Outside town, on the fast roadways, there are plenty of men and women dressed for a Tour de Finland in biking shorts and speedy spandex. Within the outskirts of town, kids and adults take advantage of the biking paths. Every town, yes every town, has added bike paths alongside the main roads radiating from the town center. We found these paths were a reliable marker that we were entering the borders of a town, even better than the speed limit indicators which tamp drivers down from 80 to 50 kph. At the Music Festival in Oulu – a city which is a cycler’s paradise of connected islands and cycle-ways – hundreds of bikes jammed the festival entrance, outnumbering the cars.
Even the old or overweight bike around the pathways. And many elderly have started using a combination of two-handled walker atop a base of two narrow skateboards. Remarkably, they zip along, holding the handles, and pushing off with one foot in the gap between the boards.
All these vehicles are lightly secured when the owner is away. The honest Finns do not run away with anyone else’s stuff. Bikes rarely have more than a rear wheel latch as security, if that. We had our bikes stolen in Tallinn, but we saw few serious bike locks even in Helsinki. Finns proudly relate honesty stories like the tale of a wallet being lost, but soon returned by the police after the finder brought it in, as full as when it was lost. By the time we heard this story again, we expected to hear that more money was in the wallet than before it was lost.
Perhaps the most engaging habit of running hot and cold is the ubiquitous Finnish sauna. When they’re not jogging, walking or boarding on the roads, the Finns are running back and forth between the heat of a sauna and the cold of a nearby stream or ocean, preferably naked. The sauna dates back to tribal people who used the hot room for cleaning, cooking, warmth and even birthing babies. Finns love their saunas – summer and winter. The country has about 1 per household, or 3 million of them – in their apartments, houses and cottages.
Now, most of these are modern electric saunas, where the coals are kept continually heated. The ideal temperature we’re told is 80 degrees C or higher (or 175 F), pretty much a slow roasting in an oven. Our hosts on the Turku Archipelago instructed us how to use the electric one in our cabin, by setting the time to under 4 hours and the heat setting to MAX. There is no limit to how hot the Finns want their sauna. Then we were to hustle to the edge of the bay and plunk ourselves in the 15C degree water. Which we did. Naked. Then repeat. Which we did.
At Kilopaa, we had the opportunity to try out a traditional savusauna, or smoke sauna, in a large log structure. To make it ready, owners prepared a wood fire to heat up a huge formation of stones inside. Once the room reached the right temperature, the smoke was sucked out and the room was available for use – a one-time heating process vs. the continuous heating of an electric.
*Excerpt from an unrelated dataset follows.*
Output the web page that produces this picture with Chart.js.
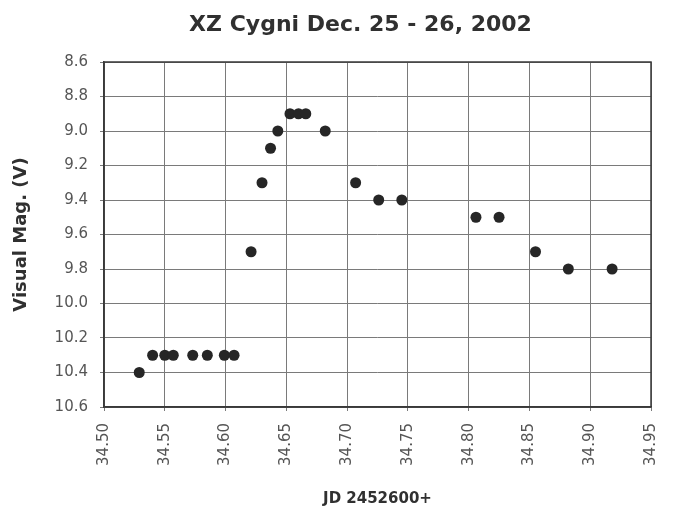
<!DOCTYPE html>
<html>
<head>
<meta charset="utf-8">
<script src="https://cdn.jsdelivr.net/npm/chart.js@4/dist/chart.umd.min.js"></script>
<style>
  html, body { margin: 0; padding: 0; background: #ffffff; }
  #wrap { width: 681px; height: 513px; }
</style>
</head>
<body>
<div id="wrap"><canvas id="c" width="681" height="513"></canvas></div>
<script>
// ---- data ----
const jd = [34.529, 34.540, 34.550, 34.557, 34.573, 34.585, 34.599, 34.607,
            34.621, 34.630, 34.637, 34.643, 34.653, 34.660, 34.666, 34.682,
            34.707, 34.726, 34.745, 34.806, 34.825, 34.855, 34.882, 34.918];
const mag = [10.4, 10.3, 10.3, 10.3, 10.3, 10.3, 10.3, 10.3,
             9.7, 9.3, 9.1, 9.0, 8.9, 8.9, 8.9, 9.0,
             9.3, 9.4, 9.4, 9.5, 9.5, 9.7, 9.8, 9.8];
const xTicks = [34.50, 34.55, 34.60, 34.65, 34.70, 34.75, 34.80, 34.85, 34.90, 34.95];
const xTickLabels = ["34.50", "34.55", "34.60", "34.65", "34.70", "34.75", "34.80", "34.85", "34.90", "34.95"];
const yTicks = [8.6, 8.8, 9.0, 9.2, 9.4, 9.6, 9.8, 10.0, 10.2, 10.4, 10.6];
const yTickLabels = ["8.6", "8.8", "9.0", "9.2", "9.4", "9.6", "9.8", "10.0", "10.2", "10.4", "10.6"];
const chartTitle = "XZ Cygni Dec. 25 - 26, 2002";
const xTitle = "JD 2452600+";
const yTitle = "Visual Mag. (V)";

const points = jd.map((x, i) => ({ x: x, y: mag[i] }));

const FONT = "'DejaVu Sans', 'Liberation Sans', sans-serif";
const gridColor = '#7a7a7a';

new Chart(document.getElementById('c'), {
  type: 'scatter',
  data: {
    datasets: [{
      data: points,
      backgroundColor: '#262626',
      borderColor: '#262626',
      pointRadius: 5.5,
      pointHoverRadius: 5.5,
      borderWidth: 0
    }]
  },
  options: {
    responsive: false,
    devicePixelRatio: 1,
    animation: false,
    layout: { padding: { left: 48, right: 8, top: 0, bottom: 0 } },
    plugins: {
      legend: { display: false },
      tooltip: { enabled: false },
      title: {
        display: true,
        text: chartTitle,
        color: '#303030',
        font: { family: FONT, size: 22, weight: 'bold' },
        padding: { top: 12, bottom: 23.6 }
      }
    },
    scales: {
      x: {
        type: 'linear',
        position: 'bottom',
        min: 34.50,
        max: 34.95,
        afterBuildTicks: (scale) => { scale.ticks = xTicks.map(v => ({ value: v })); },
        afterFit: (scale) => { scale.height = 106; },
        ticks: {
          autoSkip: false,
          minRotation: 90,
          maxRotation: 90,
          padding: 12,
          color: '#555555',
          font: { family: FONT, size: 15 },
          callback: (value, index) => xTickLabels[index]
        },
        grid: { color: gridColor, lineWidth: 1, drawTicks: true, tickLength: 4 },
        border: { display: true, color: '#3a3a3a', width: 1.5 },
        title: {
          display: true,
          text: xTitle,
          color: '#303030',
          font: { family: FONT, size: 15, weight: 'bold' },
          padding: { top: 4, bottom: 5 }
        }
      },
      y: {
        type: 'linear',
        position: 'left',
        reverse: true,
        min: 8.6,
        max: 10.6,
        afterBuildTicks: (scale) => { scale.ticks = yTicks.map(v => ({ value: v })); },
        afterFit: (scale) => { scale.width = 56; },
        ticks: {
          autoSkip: false,
          padding: 12,
          color: '#555555',
          font: { family: FONT, size: 15 },
          callback: (value, index) => yTickLabels[index]
        },
        grid: { color: gridColor, lineWidth: 1, drawTicks: true, tickLength: 4 },
        border: { display: true, color: '#3a3a3a', width: 1.5 },
        title: {
          display: true,
          text: yTitle,
          color: '#303030',
          font: { family: FONT, size: 18, weight: 'bold' },
          padding: { top: -37.8, bottom: 0 }
        }
      }
    }
  },
  plugins: [{
    id: 'plotFrame',
    afterDraw(chart) {
      const a = chart.chartArea, ctx = chart.ctx;
      ctx.save();
      ctx.strokeStyle = '#3a3a3a';
      ctx.lineWidth = 1.5;
      ctx.strokeRect(a.left, a.top, a.right - a.left, a.bottom - a.top);
      ctx.restore();
    }
  }]
});
</script>
</body>
</html>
As the smoke sauna was intended for the large families staying at the complex, Finns and foreigners wore clothes. Yet, the room provided the typical sitting boards, something like a wooden pizza platter, for hygienic seating on the long benches. An industrious Finn kept pouring water over the coals to jack the humidity and sear our skins a bit more.
Once well roasted, sauna-goers ran outside to immerse themselves in the icy spring water adjacent to the sauna. Then they ran back to the heat of the sauna. Repeat, running from hot to cold, cold to hot. And so did we.